Approach 1: Use pre-computed summaries for aggregate queries.
The bucket document already stores summary.temperature.min, .max, and .avg (maintained by $min, $max operators during writes). For queries that need aggregate statistics over a time range, use these directly:
// FAST: Query pre-computed summaries
public TemperatureStats getTemperatureStats(String sensorId, Instant start, Instant end) {
Document result = collection.aggregate(List.of(
Aggregates.match(Filters.and(
Filters.eq("sensorId", sensorId),
Filters.gte("bucketStart", Date.from(start)),
Filters.lt("bucketStart", Date.from(end))
)),
Aggregates.group(null,
Accumulators.avg("avgTemp", "$summary.temperature.avg"),
Accumulators.min("minTemp", "$summary.temperature.min"),
Accumulators.max("maxTemp", "$summary.temperature.max"),
Accumulators.sum("totalReadings", "$count")
)
)).first();
return new TemperatureStats(
result.getDouble("avgTemp"),
result.getDouble("minTemp"),
result.getDouble("maxTemp"),
result.getInteger("totalReadings")
);
}
Approach 2: Use $filter instead of $unwind when accessing individual measurements.

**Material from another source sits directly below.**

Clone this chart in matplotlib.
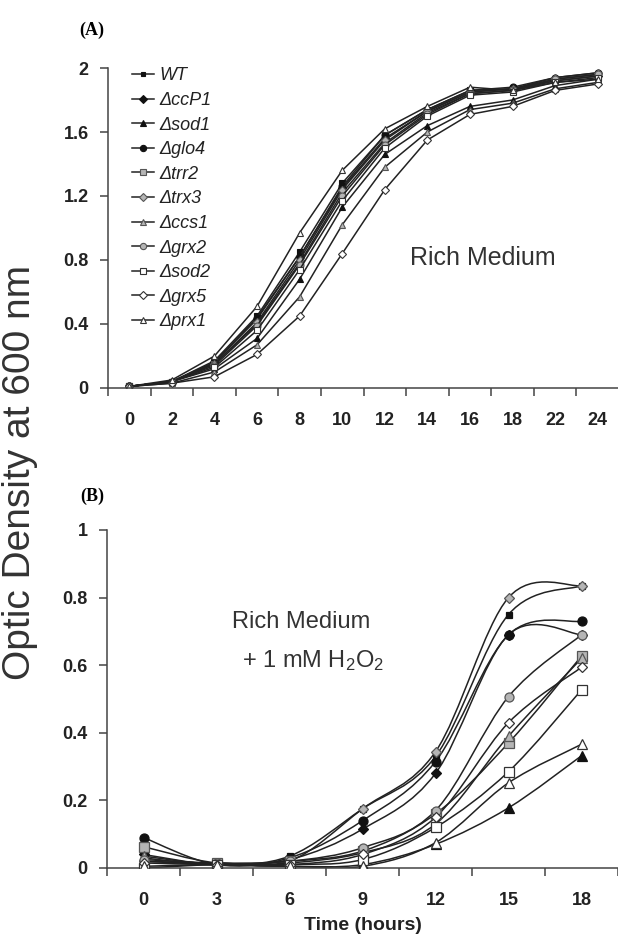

When you need specific readings (for a chart, for instance), filter inside the array before unwinding:
// FAST: Filter then unwind reduces intermediate documents
public List<TemperatureReading> getReadingsForChart(
String sensorId, Instant start, Instant end
) {
return collection.aggregate(List.of(
Aggregates.match(Filters.and(
Filters.eq("sensorId", sensorId),
Filters.gte("bucketStart", Date.from(start)),
Filters.lt("bucketStart", Date.from(end))
)),
Aggregates.project(Projections.computed("readings",
new Document("$filter", new Document()
.append("input", "$measurements")
.append("as", "m")
.append("cond", new Document("$and", List.of(
new Document("$gte", List.of("$$m.ts", Date.from(start))),
new Document("$lt", List.of("$$m.ts", Date.from(end)))
)))
)
)),
Aggregates.unwind("$readings"),
Aggregates.replaceRoot("$readings")
), TemperatureReading.class).into(new ArrayList<>());
}
The Proof
| Query type | Unwind approach | Summary/Filter approach |
|---|---|---|
| Avg temp, 4-hour range | 320ms | 8ms (summary) |
| Individual readings, 1-hour range | 95ms | 45ms ($filter) |
| Min/max temp, 24-hour range | 1,800ms | 22ms (summary) |
The Trade-off
Pre-computed summaries are approximate when buckets are partially filled. The running average computed during writes is the mean of all measurements inserted so far, which is correct. But the $min and $max maintained by $min/$max update operators are also correct. The limitation is that summaries are per-bucket: the overall average across multiple buckets is the average of averages, which is only correct if all buckets have the same count. For weighted accuracy, include the count and compute a weighted average at query time:
$$\text{weightedAvg} = \frac{\sum_{i=1}^{n} \text{avg}_i \times \text{count}i}{\sum{i=1}^{n} \text{count}_i}$$
Use $sum to collect both the weighted numerator and the total count in the aggregation pipeline.